La tête qui, comme la veille, m’avait suivi dans tous mes mouvements, s’inclina alors vers moi.
Les yeux qui, comme la veille, ne m’avaient pas un instant perdu de vue, se fixèrent alors sur moi.
Vous comprenez la nuit que je passai ! Eh bien ! mon cher docteur, voici vingt nuits pareilles que je passe. Maintenant, vous savez ce que j’ai, entreprendrez-vous encore de me guérir ?
— J’essayerai du moins, répondit le docteur.
— Comment cela ? voyons.
— Je suis convaincu que le fantôme que vous voyez n’existe que dans votre imagination.
— Que m’importe qu’il existe ou n’existe pas, si je le vois ?
— Vous voulez que j’essaye de le voir, moi ?
— Je ne demande pas mieux.
— Quand cela ?
— Le plus tôt possible.
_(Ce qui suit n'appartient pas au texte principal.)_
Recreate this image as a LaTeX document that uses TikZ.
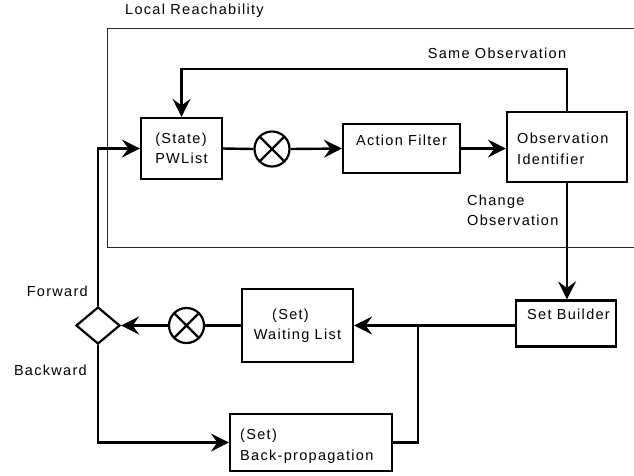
\documentclass[tikz,border=0pt]{standalone}
\usepackage{fontspec}
\setmainfont{Liberation Sans}[LetterSpace=9]
\usetikzlibrary{arrows.meta,shapes.geometric}
\begin{document}
\begin{tikzpicture}[x=1pt,y=-1pt,
  every node/.style={font=\fontsize{14.5}{20.5}\selectfont, inner sep=0pt},
  box/.style={draw, line width=2.2pt, rectangle, inner sep=0pt},
  mix/.style={draw, line width=2.2pt, circle, minimum size=35pt, inner sep=0pt,
    path picture={\draw[line width=2.2pt] (path picture bounding box.north west) -- (path picture bounding box.south east)
      (path picture bounding box.north east) -- (path picture bounding box.south west);}},
  gate/.style={draw, line width=2.2pt, diamond, minimum width=44pt, minimum height=37pt, inner sep=0pt},
  conn/.style={line width=2.4pt},
  arr/.style={conn, -{Stealth[length=18pt, width=18pt, inset=6.5pt]}},
  frame/.style={line width=1pt, draw=black!85}
]
\useasboundingbox (0,0) rectangle (634,475);
% frame
\draw[frame] (634,28) -- (107,28) -- (107,247) -- (634,247);
\node[anchor=west] (lr) at (125,11) {Local Reachability};

% boxes
\node[box, minimum width=81pt, minimum height=61pt, align=left] (pw) at (181.5,148.5) {(State)\\PWList};
\node[mix] (x1) at (272,149) {};
\node[box, minimum width=117pt, minimum height=49pt] (af) at (401.5,148.5) {};
\node (aft) at (401.5,140) {Action Filter};
\node[box, minimum width=120pt, minimum height=70pt] (oi) at (567,147) {};
\node[anchor=west, align=left] (oit) at (517,149) {Observation\\Identifier};
\node[box, minimum width=100pt, minimum height=46pt] (sb) at (566,323.5) {};
\node (sbt) at (568.5,314.5) {Set Builder};
\node[box, minimum width=111pt, minimum height=73pt, align=center] (wl) at (297.5,325.5) {(Set)\hspace*{14pt}\\Waiting List};
\node[mix] (x2) at (186.5,325.5) {};
\node[gate] (dm) at (98,325.5) {};
\node[box, minimum width=162pt, minimum height=57pt] (bp) at (311,442.5) {};
\node[anchor=west, align=left] (bpt) at (240,446) {(Set)\\Back-propagation};

% labels
\node (so) at (497,53) {Same Observation};
\node[anchor=west, align=left] (co) at (467,210.5) {Change\\Observation};
\node[anchor=east] (fw) at (88,291) {Forward};
\node[anchor=east] (bw) at (87,370) {Backward};

% connectors
\coordinate (top) at (0,69);
\coordinate (j) at (418,325.5);
\draw[arr] (oi.north) |- (pw.north |- top) -- (pw.north);
\draw[conn] (pw.east) -- (x1.west);
\draw[arr] (x1.east) -- (af.west);
\draw[arr] (af.east) -- (af.east -| oi.west);
\draw[arr] (oi.south) -- (oi.south |- sb.north);
\draw[arr] (sb.west |- wl.east) -- (wl.east);
\draw[conn] (bp.east) -| (j);
\draw[conn] (wl.west) -- (x2.east);
\draw[arr] (x2.west) -- (dm.east);
\draw[arr] (dm.north) |- (pw.west);
\draw[arr] (dm.south) |- (bp.west);
\end{tikzpicture}
\end{document}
Demain.
— Soit, demain… jusque-là, bon courage !
Le malade sourit tristement.
Le lendemain, à sept heures du matin, le docteur entra dans la chambre de son ami.
— Eh bien ! lui demanda-t-il, le squelette ?
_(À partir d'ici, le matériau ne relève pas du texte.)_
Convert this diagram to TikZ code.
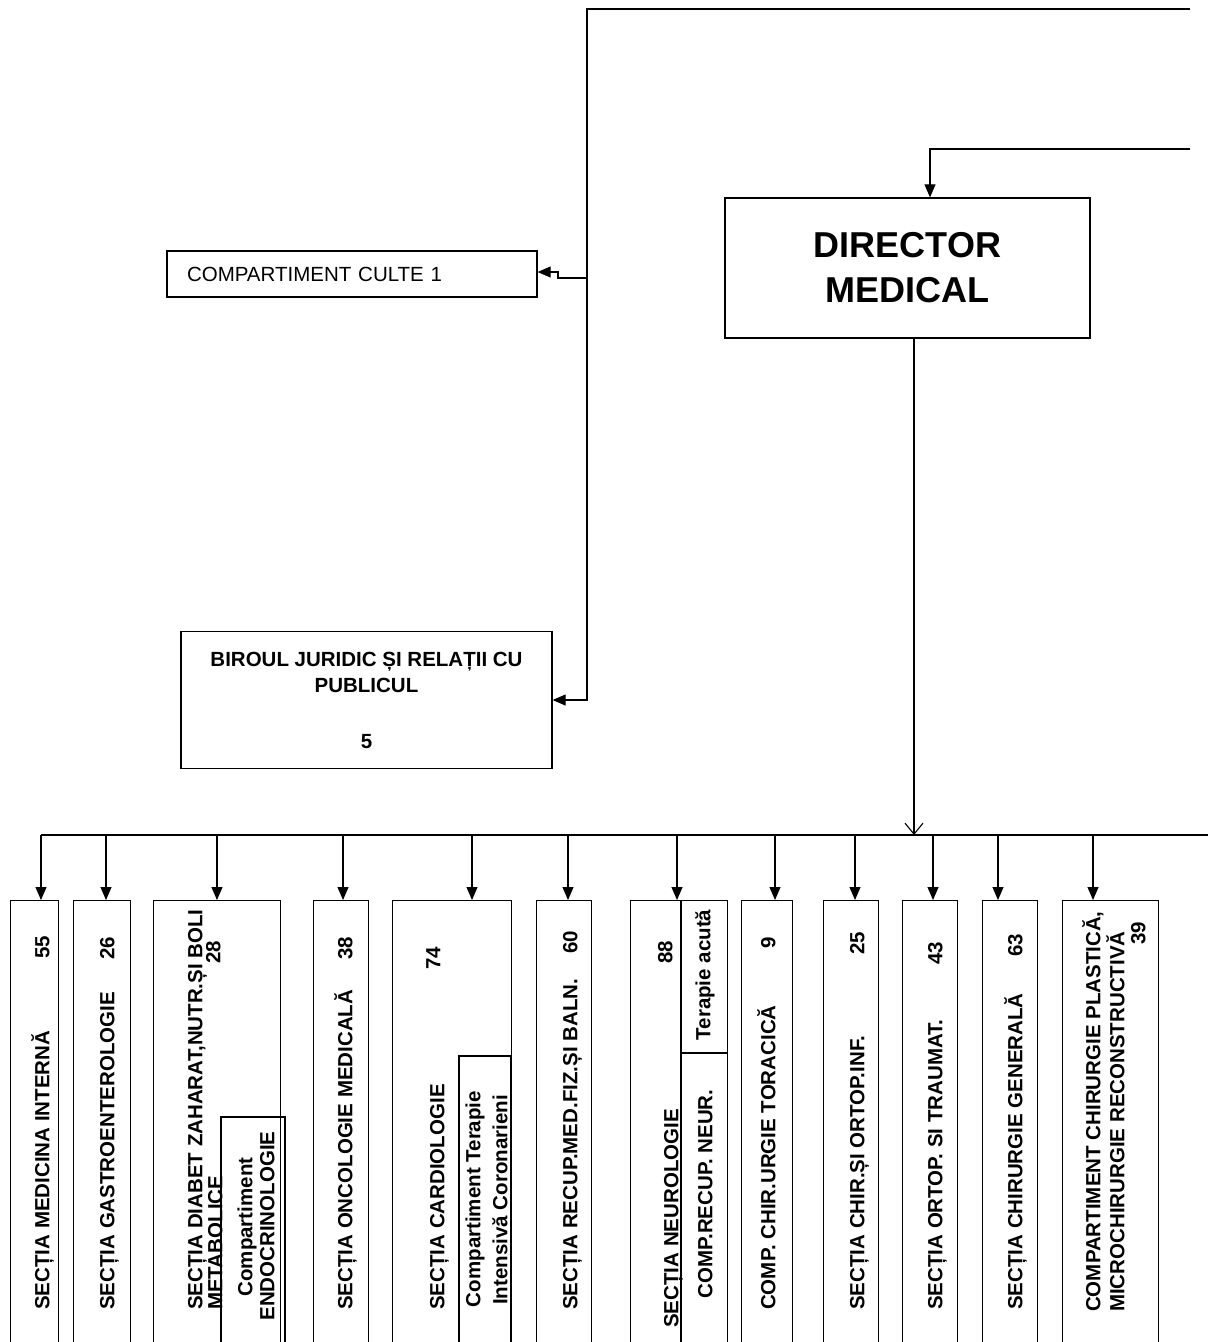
\documentclass[tikz,border=0pt]{standalone}
\usepackage{fontspec}
\setmainfont{Liberation Sans}
\usetikzlibrary{arrows.meta}
\begin{document}
\begin{tikzpicture}[x=1pt,y=-1pt,
  box/.style={draw, line width=1.3pt, inner sep=0pt},
  conn/.style={line width=1.1pt},
  arr/.style={conn, -{Triangle[length=13pt,width=11pt]}},
  varr/.style={conn, -{Straight Barb[length=11pt,width=18pt,line width=1.1pt]}},
  lbl/.style={font=\fontsize{20.5}{24}\selectfont\bfseries, inner sep=0pt},
  vt/.style={lbl, rotate=90, anchor=west, text height=14.7pt, text depth=0pt},
  vc/.style={lbl, rotate=90, anchor=center, text height=14.7pt, text depth=0pt},
]
\fill[white] (0,0) rectangle (1208,1342);
\useasboundingbox (0,0) rectangle (1208,1342);

% upper boxes
\node[box, minimum width=365pt, minimum height=140pt, align=center,
      font=\fontsize{36}{45}\selectfont\bfseries] (dir) at (907.5,268) {DIRECTOR\\MEDICAL};
\node[box, minimum width=370pt, minimum height=46pt, text width=330pt, inner xsep=20pt,
      align=left, font=\fontsize{20.5}{24}\selectfont] (culte) at (352,274) {COMPARTIMENT CULTE 1};
\node[box, minimum width=371pt, minimum height=137pt, align=center,
      font=\fontsize{20.5}{26}\selectfont\bfseries] (birou) at (366.5,700)
      {BIROUL JURIDIC ȘI RELAȚII CU\\PUBLICUL\\[30pt]5};

% upper connectors
\coordinate (t1R) at (1190,9);
\coordinate (t1L) at (587,9);
\coordinate (vB) at (587,700);
\draw[arr] (t1R) -- (t1L) -- (vB) -- (vB -| birou.east);
\coordinate (vC) at (587,278);
\coordinate (jC) at (558,278);
\coordinate (jC2) at (558,272);
\draw[arr] (vC) -- (jC) -- (jC2) -- (jC2 -| culte.east);
\coordinate (t2R) at (1190,149);
\coordinate (t2L) at (930,149);
\draw[arr] (t2R) -- (t2L) -- (t2L |- dir.north);

% bus
\coordinate (dS) at ([xshift=6.5pt]dir.south);
\coordinate (busL) at (41,835);
\coordinate (busR) at (1208,835);
\draw[conn] (busL) -- (busR);
\draw[varr] (dS) -- (dS |- busL);

% department boxes
\foreach \n/\a/\b/\ax in {A/10/58/41, B/73/130/106, C/153/280/217, D/313/368/343,
  E/392/511/472, F/536/591/568, G/630/727/677, H/741/792/775, I/823/878/855,
  J/902/957/933, K/982/1037/998, L/1062/1158/1093} {
  \pgfmathsetmacro\w{\b-\a}
  \node[box, minimum width=\w pt, minimum height=450pt, anchor=north west] (\n) at (\a,900) {};
  \coordinate (b\n) at (\ax,835);
  \draw[arr] (b\n) -- (b\n |- \n.north);
}
% sub-compartments
\draw[box] (221,1117) rectangle (285,1350);
\draw[box] (459,1056) rectangle (511,1350);
\draw[box] (681,900) -- (681,1350);
\draw[box] (681,1053) -- (727,1053);

% texts
\node[vt] at (42,1310) {SECȚIA MEDICINA INTERNĂ};
\node[vc] at (42,947) {55};
\node[vt] at (107,1310) {SECȚIA GASTROENTEROLOGIE};
\node[vc] at (107,948) {26};
\node[vt] at (195,1310) {SECȚIA DIABET ZAHARAT,NUTR.ȘI BOLI};
\node[vt] at (215,1310) {METABOLICE};
\node[vc] at (213,952) {28};
\node[vc] at (245,1227) {Compartiment};
\node[vc] at (267,1226) {ENDOCRINOLOGIE};
\node[vt] at (345,1310) {SECȚIA ONCOLOGIE MEDICALĂ};
\node[vc] at (345,948) {38};
\node[vt] at (437,1310) {SECȚIA CARDIOLOGIE};
\node[vc] at (433,958) {74};
\node[vc] at (473,1199) {Compartiment Terapie};
\node[vc] at (500,1200) {Intensivă Coronarieni};
\node[vt] at (570,1310) {SECȚIA RECUP.MED.FIZ.ȘI BALN.};
\node[vc] at (570,942) {60};
\node[vt] at (671,1328) {SECȚIA NEUROLOGIE};
\node[vc] at (665,952) {88};
\node[vc] at (703,975) {Terapie acută};
\node[vc] at (705,1194) {COMP.RECUP. NEUR.};
\node[vt] at (768,1310) {COMP. CHIR.URGIE TORACICĂ};
\node[vc] at (768,943) {9};
\node[vt] at (857,1310) {SECȚIA CHIR.ȘI ORTOP.INF.};
\node[vc] at (857,943) {25};
\node[vt] at (935,1310) {SECȚIA ORTOP. SI TRAUMAT.};
\node[vc] at (935,953) {43};
\node[vt] at (1015,1310) {SECȚIA CHIRURGIE GENERALĂ};
\node[vc] at (1015,945) {63};
\node[vt] at (1093,1312) {COMPARTIMENT CHIRURGIE PLASTICĂ,};
\node[vt] at (1117,1312) {MICROCHIRURGIE RECONSTRUCTIVĂ};
\node[vc] at (1138,933) {39};
\end{tikzpicture}
\end{document}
— Il vient de disparaître, répondit celui-ci d’une voix faible.
— Eh bien ! nous allons nous arranger de manière à ce qu’il ne revienne pas ce soir.
— Faites.
— D’abord, vous dites qu’il entre au dernier tintement de six heures ?
— Sans faute.
— Commençons par arrêter la pendule, et il fixa le balancier.
— Que voulez-vous faire ?
— Je veux vous ôter la faculté de mesurer le temps.
— Bien.
— Maintenant, nous allons maintenir les persiennes fermées, croiser les rideaux des fenêtres.
— Pourquoi cela ?
— Toujours dans le même but, afin que vous ne puissiez vous rendre aucun compte de la marche de la journée.
— Faites.
— Les persiennes furent assurées ; les rideaux tirés, on alluma des bougies.
— Tenez un déjeuner et un dîner prêt, John, dit le docteur, nous ne voulons pas être servis à heures fixées, mais seulement quand j’appellerai.
— Vous entendez, John ? dit le malade.
— Oui, monsieur.
— Puis, donnez-nous des cartes, des dés, des dominos, et laissez-nous.
Les objets demandés furent apportés par John, qui se retira.
Le docteur commença de distraire le malade de son mieux, tantôt causant, tantôt jouant avec lui ; puis, lorsqu’il eut faim, il sonna.
John, qui savait dans quel but on avait sonné, apporta le déjeuner.
Après le déjeuner, la partie commença, et fut interrompue par un nouveau coup de sonnette du docteur.
John apporta le dîner.
On mangea, on but, on prit le café, et l’on se remit à jouer. La journée paraît longue ainsi passée en tête à tête. Le docteur crut avoir mesuré le temps dans son esprit, et que l’heure fatale devait être passée.
— Eh bien ! dit-il en se levant, victoire !
— Comment ! victoire ? demanda le malade.
— Sans doute ; il doit être au moins huit ou neuf heures ; et le squelette n’est pas venu.
— Regardez à votre montre, docteur, puisque c’est la seule qui aille dans la maison, et, si l’heure est passée, ma foi, comme vous, je crierai victoire.
Le docteur regarda sa montre, mais ne dit rien.
— Vous vous étiez trompé, n’est-ce pas, docteur ? dit le malade ; il est six heures juste.
— Oui, eh bien ?
— Eh bien ! voilà le squelette qui entre.
Et le malade se rejeta en arrière avec un profond soupir.
Le docteur regarda de tous côtés.
— Où le voyez-vous donc ? demanda-t-il.
— À sa place habituelle, dans la ruelle de mon lit, entre les rideaux.
Le docteur se leva, tira le lit, passa dans la ruelle et alla prendre entre les rideaux la place que le squelette était censé occuper.
— Et maintenant, dit-il, le voyez-vous toujours ?
— Je ne vois plus le bas de son corps, attendu que le vôtre à vous me le cache, mais je vois son crâne.
— Où cela ?
— Au-dessus de votre épaule droite. C’est comme si vous aviez deux têtes, l’une vivante, l’autre morte.
Le docteur, tout incrédule qu’il était, frissonna malgré lui.
Il se retourna, mais il ne vit rien.
— Mon ami, dit-il tristement en revenant au malade, si vous avez quelques dispositions testamentaires à faire, faites-les.
Et il sortit.
Neuf jours après, John, en entrant dans la chambre de son maître, le trouva mort dans son lit.
Il y avait trois mois, jour pour jour, que le bandit avait été exécuté.